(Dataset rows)
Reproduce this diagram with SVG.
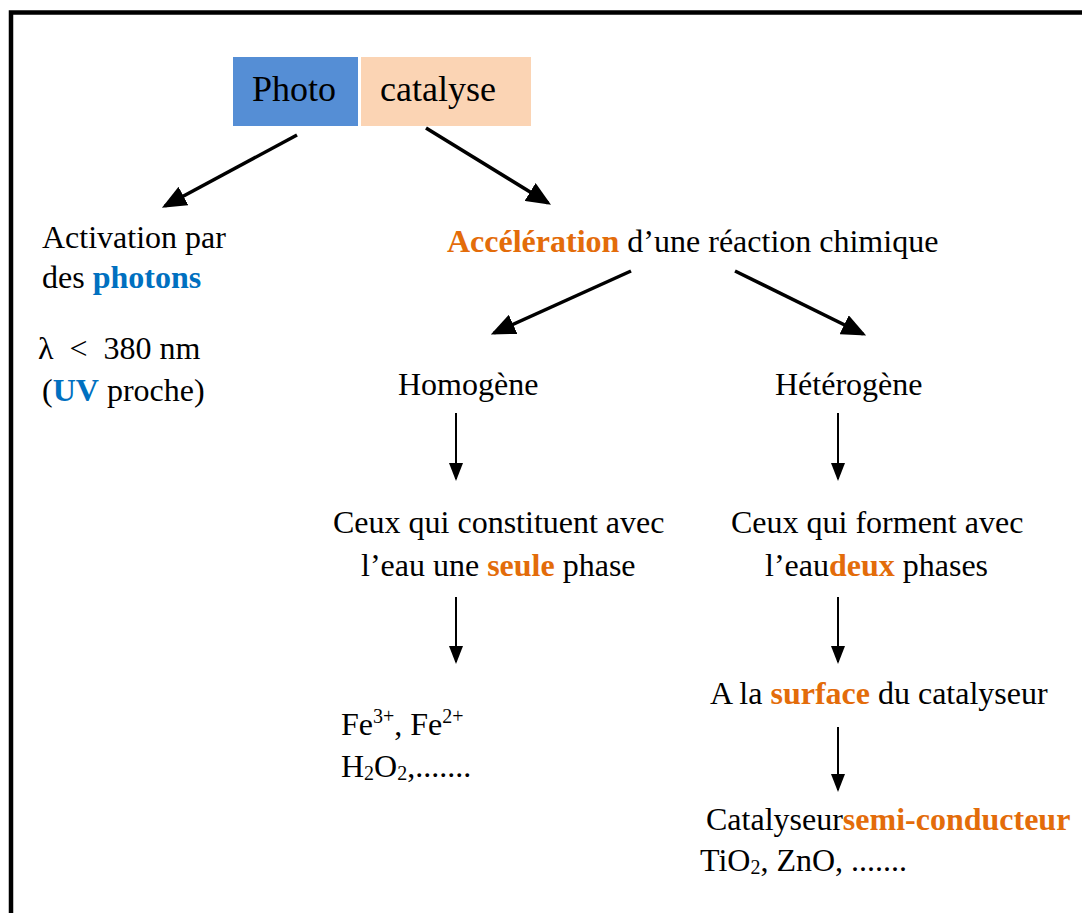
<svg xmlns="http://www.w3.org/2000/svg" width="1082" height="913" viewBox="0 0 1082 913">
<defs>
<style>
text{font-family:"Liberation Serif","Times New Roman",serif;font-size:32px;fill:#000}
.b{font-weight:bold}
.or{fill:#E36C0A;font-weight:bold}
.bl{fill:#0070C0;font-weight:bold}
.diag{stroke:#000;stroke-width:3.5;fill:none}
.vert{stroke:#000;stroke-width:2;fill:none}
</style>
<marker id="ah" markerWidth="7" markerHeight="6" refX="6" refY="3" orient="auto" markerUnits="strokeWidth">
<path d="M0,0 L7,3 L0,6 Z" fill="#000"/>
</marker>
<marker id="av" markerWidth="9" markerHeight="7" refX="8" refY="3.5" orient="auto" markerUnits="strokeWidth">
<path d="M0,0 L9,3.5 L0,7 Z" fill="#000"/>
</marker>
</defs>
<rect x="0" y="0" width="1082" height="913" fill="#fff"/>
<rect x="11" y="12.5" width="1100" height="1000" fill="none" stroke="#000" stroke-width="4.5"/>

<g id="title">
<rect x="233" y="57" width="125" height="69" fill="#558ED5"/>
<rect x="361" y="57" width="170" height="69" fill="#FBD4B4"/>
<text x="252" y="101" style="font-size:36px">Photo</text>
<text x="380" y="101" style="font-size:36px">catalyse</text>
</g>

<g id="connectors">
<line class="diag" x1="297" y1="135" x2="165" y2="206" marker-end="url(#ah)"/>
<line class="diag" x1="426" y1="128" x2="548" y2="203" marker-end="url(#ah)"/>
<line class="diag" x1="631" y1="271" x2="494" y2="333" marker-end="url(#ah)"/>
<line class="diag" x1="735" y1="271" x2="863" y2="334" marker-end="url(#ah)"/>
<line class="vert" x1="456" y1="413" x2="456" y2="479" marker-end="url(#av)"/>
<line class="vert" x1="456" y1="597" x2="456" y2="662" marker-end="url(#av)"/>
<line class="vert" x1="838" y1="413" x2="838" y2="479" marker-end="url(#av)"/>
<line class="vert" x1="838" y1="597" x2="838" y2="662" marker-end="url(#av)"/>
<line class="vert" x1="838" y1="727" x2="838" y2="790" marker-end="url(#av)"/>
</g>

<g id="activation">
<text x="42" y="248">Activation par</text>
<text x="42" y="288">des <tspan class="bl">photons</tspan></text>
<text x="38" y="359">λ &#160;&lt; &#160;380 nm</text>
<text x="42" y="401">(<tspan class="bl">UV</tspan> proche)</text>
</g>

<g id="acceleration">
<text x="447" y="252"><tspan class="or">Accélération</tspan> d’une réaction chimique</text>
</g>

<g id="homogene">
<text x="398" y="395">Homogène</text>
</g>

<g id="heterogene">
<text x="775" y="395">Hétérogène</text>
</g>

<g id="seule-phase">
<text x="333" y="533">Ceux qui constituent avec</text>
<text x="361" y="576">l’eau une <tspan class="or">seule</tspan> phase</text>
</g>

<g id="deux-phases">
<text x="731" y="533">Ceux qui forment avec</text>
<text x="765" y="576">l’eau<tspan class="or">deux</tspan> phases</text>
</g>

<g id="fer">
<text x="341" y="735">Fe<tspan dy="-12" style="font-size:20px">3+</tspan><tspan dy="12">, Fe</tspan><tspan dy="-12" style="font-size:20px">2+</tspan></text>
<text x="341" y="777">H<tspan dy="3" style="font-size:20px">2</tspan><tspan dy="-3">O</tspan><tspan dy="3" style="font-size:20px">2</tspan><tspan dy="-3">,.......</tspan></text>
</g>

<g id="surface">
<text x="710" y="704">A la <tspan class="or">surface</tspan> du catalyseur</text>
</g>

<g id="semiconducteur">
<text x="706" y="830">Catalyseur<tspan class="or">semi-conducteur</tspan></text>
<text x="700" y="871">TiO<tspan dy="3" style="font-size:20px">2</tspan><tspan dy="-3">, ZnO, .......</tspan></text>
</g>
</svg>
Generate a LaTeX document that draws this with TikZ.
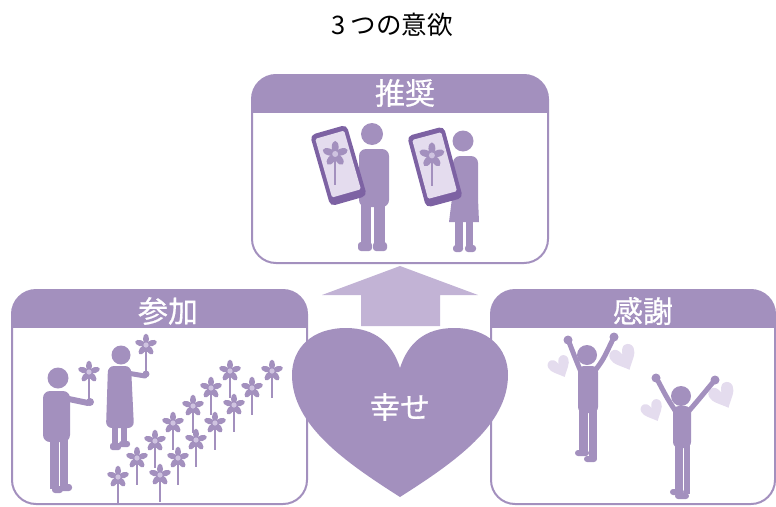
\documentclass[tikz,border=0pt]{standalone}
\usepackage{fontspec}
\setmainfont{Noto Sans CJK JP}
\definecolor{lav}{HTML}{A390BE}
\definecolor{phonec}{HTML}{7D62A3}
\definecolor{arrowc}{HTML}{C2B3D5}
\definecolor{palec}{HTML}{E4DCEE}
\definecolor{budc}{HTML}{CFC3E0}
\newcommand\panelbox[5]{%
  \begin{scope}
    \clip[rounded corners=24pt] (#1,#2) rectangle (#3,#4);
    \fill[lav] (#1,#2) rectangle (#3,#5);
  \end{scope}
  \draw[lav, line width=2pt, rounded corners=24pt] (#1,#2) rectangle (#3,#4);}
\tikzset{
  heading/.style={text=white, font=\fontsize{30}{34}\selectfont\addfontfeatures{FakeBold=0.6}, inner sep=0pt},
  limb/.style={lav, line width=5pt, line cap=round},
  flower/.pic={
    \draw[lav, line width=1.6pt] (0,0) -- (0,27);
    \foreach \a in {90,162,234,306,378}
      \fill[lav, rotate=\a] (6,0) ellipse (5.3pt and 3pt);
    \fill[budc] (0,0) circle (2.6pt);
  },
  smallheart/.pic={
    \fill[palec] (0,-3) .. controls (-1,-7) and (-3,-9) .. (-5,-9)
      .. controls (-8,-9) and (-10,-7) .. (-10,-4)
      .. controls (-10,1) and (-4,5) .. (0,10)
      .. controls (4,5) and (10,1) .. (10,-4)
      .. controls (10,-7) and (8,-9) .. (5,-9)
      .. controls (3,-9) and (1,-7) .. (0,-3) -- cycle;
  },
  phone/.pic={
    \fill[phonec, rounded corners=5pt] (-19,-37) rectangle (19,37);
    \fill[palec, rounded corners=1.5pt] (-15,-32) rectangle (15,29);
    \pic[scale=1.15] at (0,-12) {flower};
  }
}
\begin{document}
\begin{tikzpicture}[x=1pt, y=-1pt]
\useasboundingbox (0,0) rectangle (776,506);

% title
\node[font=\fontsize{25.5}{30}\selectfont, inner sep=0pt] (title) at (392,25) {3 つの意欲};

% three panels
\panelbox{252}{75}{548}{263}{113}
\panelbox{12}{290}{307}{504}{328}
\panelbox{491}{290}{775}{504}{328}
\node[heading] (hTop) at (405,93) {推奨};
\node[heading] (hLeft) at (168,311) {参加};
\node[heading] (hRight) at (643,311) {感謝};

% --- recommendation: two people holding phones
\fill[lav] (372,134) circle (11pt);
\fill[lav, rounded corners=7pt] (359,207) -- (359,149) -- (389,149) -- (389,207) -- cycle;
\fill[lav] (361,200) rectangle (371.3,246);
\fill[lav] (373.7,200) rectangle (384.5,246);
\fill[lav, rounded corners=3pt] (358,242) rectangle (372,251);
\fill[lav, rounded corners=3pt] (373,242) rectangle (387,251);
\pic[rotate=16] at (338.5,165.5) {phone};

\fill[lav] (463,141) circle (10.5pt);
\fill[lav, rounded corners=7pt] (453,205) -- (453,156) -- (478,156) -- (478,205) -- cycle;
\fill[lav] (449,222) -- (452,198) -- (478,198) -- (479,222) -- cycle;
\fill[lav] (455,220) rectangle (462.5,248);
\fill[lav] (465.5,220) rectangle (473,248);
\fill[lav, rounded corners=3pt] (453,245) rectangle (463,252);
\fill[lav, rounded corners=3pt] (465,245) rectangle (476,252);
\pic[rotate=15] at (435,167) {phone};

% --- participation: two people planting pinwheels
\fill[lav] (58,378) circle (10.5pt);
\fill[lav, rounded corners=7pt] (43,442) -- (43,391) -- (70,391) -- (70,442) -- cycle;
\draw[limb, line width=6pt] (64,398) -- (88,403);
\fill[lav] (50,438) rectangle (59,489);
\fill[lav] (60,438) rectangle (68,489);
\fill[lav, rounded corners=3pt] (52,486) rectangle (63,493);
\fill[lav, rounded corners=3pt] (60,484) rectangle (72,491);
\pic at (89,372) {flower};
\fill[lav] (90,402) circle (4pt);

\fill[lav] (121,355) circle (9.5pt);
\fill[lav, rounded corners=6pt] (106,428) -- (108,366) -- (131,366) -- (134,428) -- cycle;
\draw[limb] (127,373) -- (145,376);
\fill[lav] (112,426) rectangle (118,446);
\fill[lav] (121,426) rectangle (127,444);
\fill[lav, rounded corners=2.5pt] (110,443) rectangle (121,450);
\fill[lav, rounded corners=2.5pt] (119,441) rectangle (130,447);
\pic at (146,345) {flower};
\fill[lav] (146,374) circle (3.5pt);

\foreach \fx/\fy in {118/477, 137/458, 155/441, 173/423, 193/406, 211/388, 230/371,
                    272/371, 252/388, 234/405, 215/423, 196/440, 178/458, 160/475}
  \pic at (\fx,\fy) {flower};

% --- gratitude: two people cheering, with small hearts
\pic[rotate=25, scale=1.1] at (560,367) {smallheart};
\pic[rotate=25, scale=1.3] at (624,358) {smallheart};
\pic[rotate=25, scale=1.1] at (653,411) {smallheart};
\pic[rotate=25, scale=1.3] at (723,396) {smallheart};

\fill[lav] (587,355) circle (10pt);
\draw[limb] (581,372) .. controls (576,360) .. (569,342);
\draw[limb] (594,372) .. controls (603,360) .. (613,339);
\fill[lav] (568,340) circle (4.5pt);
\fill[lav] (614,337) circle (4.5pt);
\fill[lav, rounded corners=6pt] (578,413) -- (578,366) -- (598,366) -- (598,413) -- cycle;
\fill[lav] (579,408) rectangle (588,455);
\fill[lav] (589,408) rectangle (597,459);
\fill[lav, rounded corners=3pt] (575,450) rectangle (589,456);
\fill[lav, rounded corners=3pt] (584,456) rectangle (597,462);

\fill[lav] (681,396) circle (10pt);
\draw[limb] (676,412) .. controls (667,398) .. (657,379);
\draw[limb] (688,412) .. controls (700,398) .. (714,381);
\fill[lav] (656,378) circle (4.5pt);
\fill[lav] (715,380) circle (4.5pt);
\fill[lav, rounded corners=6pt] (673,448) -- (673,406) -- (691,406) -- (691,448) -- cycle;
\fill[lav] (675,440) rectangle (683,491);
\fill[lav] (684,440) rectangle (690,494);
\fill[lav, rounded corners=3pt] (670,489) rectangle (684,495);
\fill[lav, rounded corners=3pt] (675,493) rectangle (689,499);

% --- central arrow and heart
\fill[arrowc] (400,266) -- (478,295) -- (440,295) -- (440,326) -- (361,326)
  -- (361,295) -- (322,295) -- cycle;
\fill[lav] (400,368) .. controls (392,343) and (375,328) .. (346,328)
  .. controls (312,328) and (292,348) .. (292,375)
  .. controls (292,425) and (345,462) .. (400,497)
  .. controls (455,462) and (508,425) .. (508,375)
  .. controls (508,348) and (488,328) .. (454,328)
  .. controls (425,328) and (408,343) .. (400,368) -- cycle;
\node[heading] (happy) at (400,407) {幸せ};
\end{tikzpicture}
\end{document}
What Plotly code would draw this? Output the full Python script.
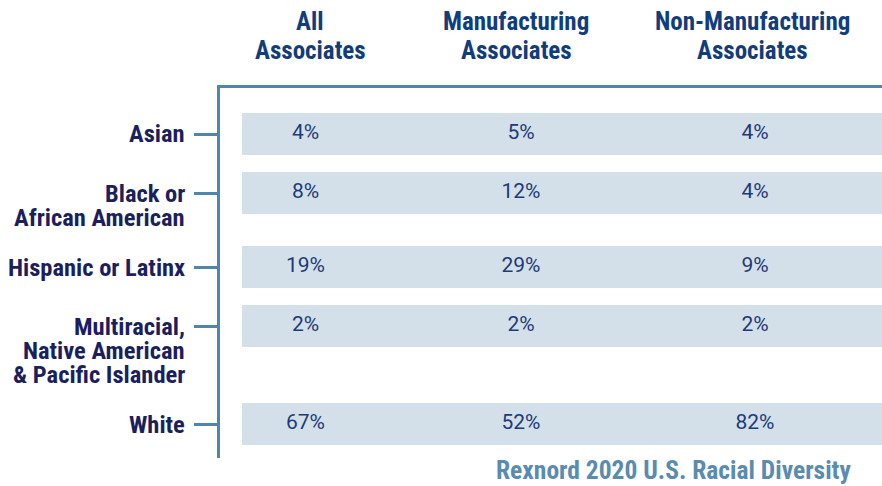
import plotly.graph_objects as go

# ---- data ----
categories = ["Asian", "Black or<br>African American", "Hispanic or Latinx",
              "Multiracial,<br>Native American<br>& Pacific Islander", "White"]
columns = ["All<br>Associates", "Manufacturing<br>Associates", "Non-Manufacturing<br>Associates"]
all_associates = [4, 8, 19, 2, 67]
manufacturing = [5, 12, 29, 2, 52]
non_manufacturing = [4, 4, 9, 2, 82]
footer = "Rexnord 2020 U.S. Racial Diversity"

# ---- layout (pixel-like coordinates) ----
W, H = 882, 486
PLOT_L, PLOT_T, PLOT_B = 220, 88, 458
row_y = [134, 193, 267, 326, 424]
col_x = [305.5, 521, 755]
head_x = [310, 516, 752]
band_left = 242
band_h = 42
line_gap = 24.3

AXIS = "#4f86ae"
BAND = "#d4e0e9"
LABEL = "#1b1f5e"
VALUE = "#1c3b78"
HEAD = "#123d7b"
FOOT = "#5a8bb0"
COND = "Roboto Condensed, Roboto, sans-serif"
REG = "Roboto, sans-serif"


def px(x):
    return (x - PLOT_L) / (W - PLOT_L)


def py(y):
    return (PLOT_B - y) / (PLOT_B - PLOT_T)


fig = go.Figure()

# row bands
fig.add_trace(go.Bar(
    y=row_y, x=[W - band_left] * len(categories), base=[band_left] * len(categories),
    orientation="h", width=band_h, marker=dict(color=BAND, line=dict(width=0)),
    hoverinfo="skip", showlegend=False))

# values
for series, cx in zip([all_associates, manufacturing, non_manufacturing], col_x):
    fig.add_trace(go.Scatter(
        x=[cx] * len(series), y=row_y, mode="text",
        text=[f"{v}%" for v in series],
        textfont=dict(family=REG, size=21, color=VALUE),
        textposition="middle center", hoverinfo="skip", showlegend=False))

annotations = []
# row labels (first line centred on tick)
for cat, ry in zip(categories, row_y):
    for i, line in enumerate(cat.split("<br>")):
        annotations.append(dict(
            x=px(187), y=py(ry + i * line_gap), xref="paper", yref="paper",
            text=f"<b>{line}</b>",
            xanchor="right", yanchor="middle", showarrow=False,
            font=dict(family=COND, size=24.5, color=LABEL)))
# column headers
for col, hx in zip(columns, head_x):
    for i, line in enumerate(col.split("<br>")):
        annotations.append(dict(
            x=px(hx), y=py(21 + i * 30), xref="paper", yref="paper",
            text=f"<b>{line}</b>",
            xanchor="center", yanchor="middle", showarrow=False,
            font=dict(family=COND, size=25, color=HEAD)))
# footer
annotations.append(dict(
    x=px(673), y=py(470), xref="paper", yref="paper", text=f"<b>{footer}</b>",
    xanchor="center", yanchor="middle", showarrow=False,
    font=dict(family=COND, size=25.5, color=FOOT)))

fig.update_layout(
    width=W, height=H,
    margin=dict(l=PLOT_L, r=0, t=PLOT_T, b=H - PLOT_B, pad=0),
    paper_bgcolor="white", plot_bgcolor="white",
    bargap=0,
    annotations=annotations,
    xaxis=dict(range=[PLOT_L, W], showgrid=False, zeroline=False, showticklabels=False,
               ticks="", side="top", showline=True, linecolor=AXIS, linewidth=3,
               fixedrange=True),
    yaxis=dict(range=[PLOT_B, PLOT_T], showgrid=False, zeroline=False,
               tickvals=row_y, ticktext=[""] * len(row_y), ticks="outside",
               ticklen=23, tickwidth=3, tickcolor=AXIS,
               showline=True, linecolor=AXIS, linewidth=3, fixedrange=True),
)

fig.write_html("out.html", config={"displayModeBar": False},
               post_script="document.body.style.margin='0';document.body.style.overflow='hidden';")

◆ Problem details ◆
Only the number is wanted: how many lines in the entries above contain the word "this"?

◆ Exercise output ◆
3